> _Aim_
Copy every line of the data exactly, leaving nothing out.

------

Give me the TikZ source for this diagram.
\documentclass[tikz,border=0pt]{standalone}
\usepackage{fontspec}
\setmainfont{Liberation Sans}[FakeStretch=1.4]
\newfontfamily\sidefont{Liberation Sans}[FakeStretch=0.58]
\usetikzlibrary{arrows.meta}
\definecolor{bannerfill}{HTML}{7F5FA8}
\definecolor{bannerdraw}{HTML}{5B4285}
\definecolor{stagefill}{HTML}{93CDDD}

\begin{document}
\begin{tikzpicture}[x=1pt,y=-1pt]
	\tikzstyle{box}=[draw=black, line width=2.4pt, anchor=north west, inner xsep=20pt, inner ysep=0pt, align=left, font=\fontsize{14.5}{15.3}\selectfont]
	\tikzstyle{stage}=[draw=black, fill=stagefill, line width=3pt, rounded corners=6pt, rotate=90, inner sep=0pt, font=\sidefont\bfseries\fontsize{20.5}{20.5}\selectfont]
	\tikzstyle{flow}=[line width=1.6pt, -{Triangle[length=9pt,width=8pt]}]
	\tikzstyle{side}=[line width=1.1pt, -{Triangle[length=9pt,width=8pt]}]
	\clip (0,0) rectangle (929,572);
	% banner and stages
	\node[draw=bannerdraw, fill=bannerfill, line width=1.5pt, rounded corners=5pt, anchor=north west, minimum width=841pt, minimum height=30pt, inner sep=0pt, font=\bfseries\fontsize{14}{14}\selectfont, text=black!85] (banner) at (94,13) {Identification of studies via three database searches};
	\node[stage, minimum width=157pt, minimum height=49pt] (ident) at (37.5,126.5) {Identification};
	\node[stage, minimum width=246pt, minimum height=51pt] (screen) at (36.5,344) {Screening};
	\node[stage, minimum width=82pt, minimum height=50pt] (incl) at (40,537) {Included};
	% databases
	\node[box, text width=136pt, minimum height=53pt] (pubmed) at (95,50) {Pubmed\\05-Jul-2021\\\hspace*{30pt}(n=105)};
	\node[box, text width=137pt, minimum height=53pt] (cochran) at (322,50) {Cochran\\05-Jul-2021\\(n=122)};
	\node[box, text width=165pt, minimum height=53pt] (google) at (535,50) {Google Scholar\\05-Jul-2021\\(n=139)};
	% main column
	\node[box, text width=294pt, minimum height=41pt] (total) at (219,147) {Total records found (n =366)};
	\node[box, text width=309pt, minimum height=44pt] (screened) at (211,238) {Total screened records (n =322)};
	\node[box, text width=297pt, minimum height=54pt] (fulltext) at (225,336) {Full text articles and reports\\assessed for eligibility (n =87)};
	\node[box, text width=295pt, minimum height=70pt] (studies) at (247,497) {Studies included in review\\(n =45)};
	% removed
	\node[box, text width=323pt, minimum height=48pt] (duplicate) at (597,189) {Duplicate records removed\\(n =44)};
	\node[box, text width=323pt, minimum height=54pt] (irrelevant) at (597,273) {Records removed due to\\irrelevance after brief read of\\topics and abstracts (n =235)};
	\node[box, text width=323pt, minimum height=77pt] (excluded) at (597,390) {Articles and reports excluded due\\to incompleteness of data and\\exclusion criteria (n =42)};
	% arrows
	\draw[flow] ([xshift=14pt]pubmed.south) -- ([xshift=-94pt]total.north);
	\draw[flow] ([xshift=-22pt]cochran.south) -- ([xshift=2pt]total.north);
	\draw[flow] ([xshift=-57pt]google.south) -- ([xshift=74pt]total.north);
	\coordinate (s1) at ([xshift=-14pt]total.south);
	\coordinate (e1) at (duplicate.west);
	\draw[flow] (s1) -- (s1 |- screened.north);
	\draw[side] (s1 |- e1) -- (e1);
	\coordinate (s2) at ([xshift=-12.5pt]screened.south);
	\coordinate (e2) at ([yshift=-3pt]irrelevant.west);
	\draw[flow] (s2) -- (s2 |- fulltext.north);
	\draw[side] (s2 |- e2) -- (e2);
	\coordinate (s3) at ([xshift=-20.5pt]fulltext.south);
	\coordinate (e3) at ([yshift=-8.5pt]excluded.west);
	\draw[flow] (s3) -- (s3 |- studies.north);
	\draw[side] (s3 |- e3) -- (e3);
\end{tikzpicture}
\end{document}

------

> _Result_
Give me the TikZ source for this diagram.
\documentclass[tikz,border=0pt]{standalone}
\usepackage{fontspec}
\setmainfont{Liberation Sans}[FakeStretch=1.4]
\newfontfamily\sidefont{Liberation Sans}[FakeStretch=0.58]
\usetikzlibrary{arrows.meta}
\definecolor{bannerfill}{HTML}{7F5FA8}
\definecolor{bannerdraw}{HTML}{5B4285}
\definecolor{stagefill}{HTML}{93CDDD}

\begin{document}
\begin{tikzpicture}[x=1pt,y=-1pt]
	\tikzstyle{box}=[draw=black, line width=2.4pt, anchor=north west, inner xsep=20pt, inner ysep=0pt, align=left, font=\fontsize{14.5}{15.3}\selectfont]
	\tikzstyle{stage}=[draw=black, fill=stagefill, line width=3pt, rounded corners=6pt, rotate=90, inner sep=0pt, font=\sidefont\bfseries\fontsize{20.5}{20.5}\selectfont]
	\tikzstyle{flow}=[line width=1.6pt, -{Triangle[length=9pt,width=8pt]}]
	\tikzstyle{side}=[line width=1.1pt, -{Triangle[length=9pt,width=8pt]}]
	\clip (0,0) rectangle (929,572);
	% banner and stages
	\node[draw=bannerdraw, fill=bannerfill, line width=1.5pt, rounded corners=5pt, anchor=north west, minimum width=841pt, minimum height=30pt, inner sep=0pt, font=\bfseries\fontsize{14}{14}\selectfont, text=black!85] (banner) at (94,13) {Identification of studies via three database searches};
	\node[stage, minimum width=157pt, minimum height=49pt] (ident) at (37.5,126.5) {Identification};
	\node[stage, minimum width=246pt, minimum height=51pt] (screen) at (36.5,344) {Screening};
	\node[stage, minimum width=82pt, minimum height=50pt] (incl) at (40,537) {Included};
	% databases
	\node[box, text width=136pt, minimum height=53pt] (pubmed) at (95,50) {Pubmed\\05-Jul-2021\\\hspace*{30pt}(n=105)};
	\node[box, text width=137pt, minimum height=53pt] (cochran) at (322,50) {Cochran\\05-Jul-2021\\(n=122)};
	\node[box, text width=165pt, minimum height=53pt] (google) at (535,50) {Google Scholar\\05-Jul-2021\\(n=139)};
	% main column
	\node[box, text width=294pt, minimum height=41pt] (total) at (219,147) {Total records found (n =366)};
	\node[box, text width=309pt, minimum height=44pt] (screened) at (211,238) {Total screened records (n =322)};
	\node[box, text width=297pt, minimum height=54pt] (fulltext) at (225,336) {Full text articles and reports\\assessed for eligibility (n =87)};
	\node[box, text width=295pt, minimum height=70pt] (studies) at (247,497) {Studies included in review\\(n =45)};
	% removed
	\node[box, text width=323pt, minimum height=48pt] (duplicate) at (597,189) {Duplicate records removed\\(n =44)};
	\node[box, text width=323pt, minimum height=54pt] (irrelevant) at (597,273) {Records removed due to\\irrelevance after brief read of\\topics and abstracts (n =235)};
	\node[box, text width=323pt, minimum height=77pt] (excluded) at (597,390) {Articles and reports excluded due\\to incompleteness of data and\\exclusion criteria (n =42)};
	% arrows
	\draw[flow] ([xshift=14pt]pubmed.south) -- ([xshift=-94pt]total.north);
	\draw[flow] ([xshift=-22pt]cochran.south) -- ([xshift=2pt]total.north);
	\draw[flow] ([xshift=-57pt]google.south) -- ([xshift=74pt]total.north);
	\coordinate (s1) at ([xshift=-14pt]total.south);
	\coordinate (e1) at (duplicate.west);
	\draw[flow] (s1) -- (s1 |- screened.north);
	\draw[side] (s1 |- e1) -- (e1);
	\coordinate (s2) at ([xshift=-12.5pt]screened.south);
	\coordinate (e2) at ([yshift=-3pt]irrelevant.west);
	\draw[flow] (s2) -- (s2 |- fulltext.north);
	\draw[side] (s2 |- e2) -- (e2);
	\coordinate (s3) at ([xshift=-20.5pt]fulltext.south);
	\coordinate (e3) at ([yshift=-8.5pt]excluded.west);
	\draw[flow] (s3) -- (s3 |- studies.north);
	\draw[side] (s3 |- e3) -- (e3);
\end{tikzpicture}
\end{document}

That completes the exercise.